── Data segment ──
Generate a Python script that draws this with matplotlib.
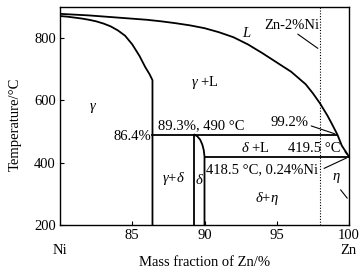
import numpy as np
import matplotlib
matplotlib.use("Agg")
import matplotlib.pyplot as plt

plt.rcParams['font.family'] = ['Liberation Serif', 'DejaVu Serif']
plt.rcParams['mathtext.fontset'] = 'custom'
plt.rcParams['mathtext.rm'] = 'Liberation Serif'
plt.rcParams['mathtext.it'] = 'Liberation Serif:italic'

# --- Data ---
liq_x = [80, 82, 84, 86, 87, 88, 89, 90, 91, 92, 93, 94, 95, 96, 97, 97.5,
         98, 98.5, 98.8, 99.2, 99.5, 100]
liq_t = [878, 873, 866, 859, 854, 848, 841, 832, 819, 803, 780, 752, 722, 692,
         652, 623, 590, 552, 526, 490, 455, 419.5]

sol_x = [80, 80.5, 81, 81.5, 82, 82.5, 83, 83.5, 84, 84.5, 85, 85.5, 85.9,
         86.2, 86.4, 86.4]
sol_t = [871, 869, 866, 863, 859, 854, 847, 838, 825, 808, 780, 743, 707,
         684, 665, 200]

delta_left_x = [89.3, 89.3]
delta_left_t = [490, 200]
delta_right_x = [89.3, 89.5, 89.7, 89.85, 89.95, 90.0, 90.0]
delta_right_t = [490, 485, 474, 458, 440, 420, 200]

peritectic_x = [86.4, 99.2]
peritectic_t = [490, 490]
eutectic_x = [90.0, 100]
eutectic_t = [418.5, 418.5]

alloy_x = 98  # Zn-2%Ni

fig = plt.figure(figsize=(3.62, 2.72), dpi=100)
ax = fig.add_axes([60 / 362, 1 - 225 / 272, 289 / 362, 218 / 272])

lw = 1.3
ax.plot(liq_x, liq_t, color='black', lw=lw)
ax.plot(sol_x, sol_t, color='black', lw=lw)
ax.plot(delta_left_x, delta_left_t, color='black', lw=lw)
ax.plot(delta_right_x, delta_right_t, color='black', lw=lw)
ax.plot(peritectic_x, peritectic_t, color='black', lw=lw)
ax.plot(eutectic_x, eutectic_t, color='black', lw=lw)
ax.plot([alloy_x, alloy_x], [200, 900], color='black', lw=0.8, ls=(0, (1, 1.5)))

fs = 10.5
# region labels
ax.text(92.9, 816, '$L$', fontsize=fs, ha='center', va='center')
ax.text(90.0, 659, r'$\gamma$ +L', fontsize=fs, ha='center', va='center')
ax.text(82.3, 575, r'$\gamma$', fontsize=fs, ha='center', va='center')
ax.text(87.85, 350, r'$\gamma$+$\delta$', fontsize=fs, ha='center', va='center')
ax.text(89.62, 344, r'$\delta$', fontsize=fs, ha='center', va='center')
ax.text(93.5, 447, r'$\delta$ +L', fontsize=fs, ha='center', va='center')
ax.text(94.3, 286, r'$\delta$+$\eta$', fontsize=fs, ha='center', va='center')

# compositions / temperatures
ax.text(86.3, 484, '86.4%', fontsize=fs, ha='right', va='center')
ax.text(86.8, 497, '89.3%, 490 °C', fontsize=fs, ha='left', va='bottom')
ax.text(90.1, 379, '418.5 °C, 0.24%Ni', fontsize=fs, ha='left', va='center')
ax.annotate('', xy=(100, 419), xytext=(98.1, 378),
            arrowprops=dict(arrowstyle='-', color='black', lw=0.8))
ax.text(97.6, 447, '419.5 °C', fontsize=fs, ha='center', va='center')
ax.annotate('', xy=(100, 419.5), xytext=(99.6, 442),
            arrowprops=dict(arrowstyle='-', color='black', lw=0.8))
ax.text(95.9, 530, '99.2%', fontsize=fs, ha='center', va='center')
ax.annotate('', xy=(99.2, 490), xytext=(97.2, 521),
            arrowprops=dict(arrowstyle='-', color='black', lw=0.8))
ax.text(96.05, 842, 'Zn-2%Ni', fontsize=fs, ha='center', va='center')
ax.annotate('', xy=(98, 762), xytext=(96.3, 818),
            arrowprops=dict(arrowstyle='-', color='black', lw=0.8))
ax.text(99.1, 350, r'$\eta$', fontsize=fs, ha='center', va='center')
ax.annotate('', xy=(100, 279), xytext=(99.3, 320),
            arrowprops=dict(arrowstyle='-', color='black', lw=0.8))

ax.set_xlim(80, 100)
ax.set_ylim(200, 900)
ax.set_xticks([85, 90, 95, 100])
ax.set_yticks([200, 400, 600, 800])
ax.tick_params(direction='in', length=3, width=0.8, labelsize=fs, pad=3)
for s in ax.spines.values():
    s.set_linewidth(1.0)

ax.set_ylabel('Temperature/°C', fontsize=fs)
ax.yaxis.set_label_coords(-38 / 289, 0.46)
fig.text(205 / 362, 1 - 263 / 272, 'Mass fraction of Zn/%', fontsize=fs,
         ha='center', va='center')
fig.text(60 / 362, 1 - 251 / 272, 'Ni', fontsize=fs, ha='center', va='center')
fig.text(348 / 362, 1 - 251 / 272, 'Zn', fontsize=fs, ha='center', va='center')

fig.savefig('out.png', dpi=100)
───
Exercise directions ::
Without the pictures, please reproduce each line of the listing above exactly, from the first one through the line bearing "ls=(0, (1, 1.5)))".

Final answer ::
Generate a Python script that draws this with matplotlib.
import numpy as np
import matplotlib
matplotlib.use("Agg")
import matplotlib.pyplot as plt

plt.rcParams['font.family'] = ['Liberation Serif', 'DejaVu Serif']
plt.rcParams['mathtext.fontset'] = 'custom'
plt.rcParams['mathtext.rm'] = 'Liberation Serif'
plt.rcParams['mathtext.it'] = 'Liberation Serif:italic'

# --- Data ---
liq_x = [80, 82, 84, 86, 87, 88, 89, 90, 91, 92, 93, 94, 95, 96, 97, 97.5,
         98, 98.5, 98.8, 99.2, 99.5, 100]
liq_t = [878, 873, 866, 859, 854, 848, 841, 832, 819, 803, 780, 752, 722, 692,
         652, 623, 590, 552, 526, 490, 455, 419.5]

sol_x = [80, 80.5, 81, 81.5, 82, 82.5, 83, 83.5, 84, 84.5, 85, 85.5, 85.9,
         86.2, 86.4, 86.4]
sol_t = [871, 869, 866, 863, 859, 854, 847, 838, 825, 808, 780, 743, 707,
         684, 665, 200]

delta_left_x = [89.3, 89.3]
delta_left_t = [490, 200]
delta_right_x = [89.3, 89.5, 89.7, 89.85, 89.95, 90.0, 90.0]
delta_right_t = [490, 485, 474, 458, 440, 420, 200]

peritectic_x = [86.4, 99.2]
peritectic_t = [490, 490]
eutectic_x = [90.0, 100]
eutectic_t = [418.5, 418.5]

alloy_x = 98  # Zn-2%Ni

fig = plt.figure(figsize=(3.62, 2.72), dpi=100)
ax = fig.add_axes([60 / 362, 1 - 225 / 272, 289 / 362, 218 / 272])

lw = 1.3
ax.plot(liq_x, liq_t, color='black', lw=lw)
ax.plot(sol_x, sol_t, color='black', lw=lw)
ax.plot(delta_left_x, delta_left_t, color='black', lw=lw)
ax.plot(delta_right_x, delta_right_t, color='black', lw=lw)
ax.plot(peritectic_x, peritectic_t, color='black', lw=lw)
ax.plot(eutectic_x, eutectic_t, color='black', lw=lw)
ax.plot([alloy_x, alloy_x], [200, 900], color='black', lw=0.8, ls=(0, (1, 1.5)))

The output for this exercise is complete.